La Russie marche sur des œufs et fait profil bas

Du côté de la Russie, la communication est plus feutrée. Roscosmos s’est fendu d’un communiqué pour le moins laconique dans lequel l’Agence ne parle pas d’un tir de missile et de la destruction d’un de ses satellites. Elle met l’accent sur la coopération « fiable […] depuis de nombreuses décennies » avec ses partenaires internationaux

Roscosmos ajoute qu’« assurer la sécurité de l’équipage [de la Station spatiale internationale] a toujours été et reste [sa] priorité absolue » : « L’engagement envers ce principe est une condition sous-jacente à la fois dans la fabrication d’équipements spatiaux russes et dans le cadre de son exploitation ».

Elle brosse enfin dans le sens du poil, affirmant être « convaincue que seuls les efforts conjoints de toutes les nations spatiales peuvent assurer la coexistence et les activités les plus sûres possibles dans l’espace ». Un beau discours, tout de même bien entaché par le lancement d’un missile détruisant un satellite à 500 km d’altitude.

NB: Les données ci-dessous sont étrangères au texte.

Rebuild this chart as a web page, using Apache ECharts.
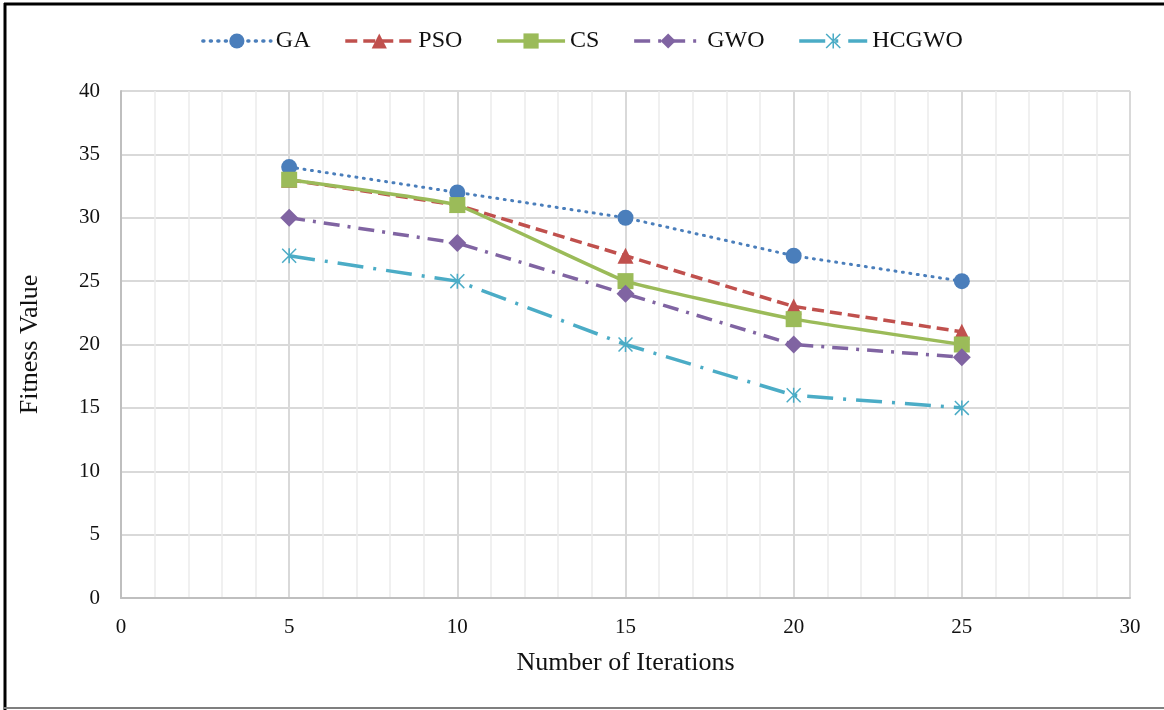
<!DOCTYPE html>
<html>
<head>
<meta charset="utf-8">
<script src="https://cdn.jsdelivr.net/npm/echarts@6/dist/echarts.min.js"></script>
<style>
  html, body { margin: 0; padding: 0; background: #fff; }
  #chart { width: 1164px; height: 710px; }
</style>
</head>
<body>
<div id="chart"></div>
<script>
// Fitness value of each optimiser against the number of iterations
const iterations = [5, 10, 15, 20, 25];
const gaValues    = [34, 32, 30, 27, 25];
const psoValues   = [33, 31, 27, 23, 21];
const csValues    = [33, 31, 25, 22, 20];
const gwoValues   = [30, 28, 24, 20, 19];
const hcgwoValues = [27, 25, 20, 16, 15];
const seriesNames = ['GA', 'PSO', 'CS', 'GWO', 'HCGWO'];

const pairs = vals => iterations.map((x, i) => [x, vals[i]]);

// asterisk marker: one vertical bar and two diagonal bars
const asterisk = 'path://M9 0L11 0L11 20L9 20Z M0 1.4L1.4 0L20 18.6L18.6 20Z M18.6 0L20 1.4L1.4 20L0 18.6Z';

const serif = '"Liberation Serif", "Times New Roman", serif';

const chart = echarts.init(document.getElementById('chart'));
chart.setOption({
  animation: false,
  backgroundColor: '#fff',
  textStyle: { fontFamily: serif },
  legend: {
    top: 24,
    left: 'center',
    itemWidth: 68,
    itemHeight: 19,
    itemGap: 33,
    lineStyle: { width: 3.5 },
    textStyle: { fontFamily: serif, fontSize: 24, color: '#111' },
    data: seriesNames
  },
  grid: { left: 121, right: 34, top: 91, bottom: 112 },
  xAxis: {
    type: 'value',
    min: 0, max: 30, interval: 5,
    name: 'Number of Iterations',
    nameLocation: 'middle',
    nameGap: 52,
    nameTextStyle: { fontFamily: serif, fontSize: 26, color: '#111' },
    axisLine: { show: true, lineStyle: { color: '#bfbfbf', width: 2 } },
    axisTick: { show: false },
    axisLabel: { fontFamily: serif, fontSize: 21, color: '#111', margin: 19 },
    splitLine: { show: true, lineStyle: { color: '#d9d9d9', width: 2 } },
    minorTick: { show: false, splitNumber: 5 },
    minorSplitLine: { show: true, lineStyle: { color: '#ebebeb', width: 1.5 } }
  },
  yAxis: {
    type: 'value',
    min: 0, max: 40, interval: 5,
    name: 'Fitness Value',
    nameLocation: 'middle',
    nameGap: 78,
    nameRotate: 90,
    nameTextStyle: { fontFamily: serif, fontSize: 26, color: '#111' },
    axisLine: { show: true, lineStyle: { color: '#bfbfbf', width: 2 } },
    axisTick: { show: false },
    axisLabel: { fontFamily: serif, fontSize: 21, color: '#111', margin: 21 },
    splitLine: { show: true, lineStyle: { color: '#d9d9d9', width: 2 } }
  },
  series: [
    {
      name: 'GA', type: 'line', data: pairs(gaValues),
      symbol: 'circle', symbolSize: 16,
      itemStyle: { color: '#4a7ebb' },
      lineStyle: { color: '#4a7ebb', width: 3, type: [1, 6.5], cap: 'round' }
    },
    {
      name: 'PSO', type: 'line', data: pairs(psoValues),
      symbol: 'triangle', symbolSize: 16,
      itemStyle: { color: '#c0504d' },
      lineStyle: { color: '#c0504d', width: 3.5, type: [12, 6] }
    },
    {
      name: 'CS', type: 'line', data: pairs(csValues),
      symbol: 'rect', symbolSize: 16, smooth: 0.1,
      itemStyle: { color: '#9bbb59' },
      lineStyle: { color: '#9bbb59', width: 3.5 }
    },
    {
      name: 'GWO', type: 'line', data: pairs(gwoValues),
      symbol: 'diamond', symbolSize: 18,
      itemStyle: { color: '#8064a2' },
      lineStyle: { color: '#8064a2', width: 3.5, type: [16, 8, 3, 8] }
    },
    {
      name: 'HCGWO', type: 'line', data: pairs(hcgwoValues),
      symbol: asterisk, symbolSize: 15,
      itemStyle: { color: '#4bacc6' },
      lineStyle: { color: '#4bacc6', width: 3.5, type: [26, 10, 3, 10] }
    }
  ],
  graphic: [
    { type: 'line', shape: { x1: 4, y1: 4, x2: 1164, y2: 4 }, style: { stroke: '#000', lineWidth: 3 } },
    { type: 'line', shape: { x1: 5, y1: 3, x2: 5, y2: 710 }, style: { stroke: '#000', lineWidth: 3 } },
    { type: 'line', shape: { x1: 4, y1: 708, x2: 1164, y2: 708 }, style: { stroke: '#7f7f7f', lineWidth: 2 } }
  ]
});
</script>
</body>
</html>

L’astronaute américain Mark T. Vande Hei préfère y voir du positif : cette mesure d’alerte « était certainement un excellent moyen de créer des liens ». Quatre astronautes viennent d’arriver dans l’ISS, à bord de Crew-3.

Petit débris, mais gros dégâts

Quoi qu’il en soit, le mal est fait et de nouveaux débris spatiaux se trouvent inévitablement dans l’espace. Les risques sont importants car, lors d’une collision, la vitesse d’impact moyenne est de 36 000 km/h : « même les collisions avec un petit morceau de débris impliqueront une énergie considérable », explique la NASA.

Un exemple : un impact sur une des vitres de la Cupola (coupole) sur l'ISS a été causé par « un flocon de peinture ou un petit fragment de métal pas plus grand que quelques millièmes de millimètre de diamètre ».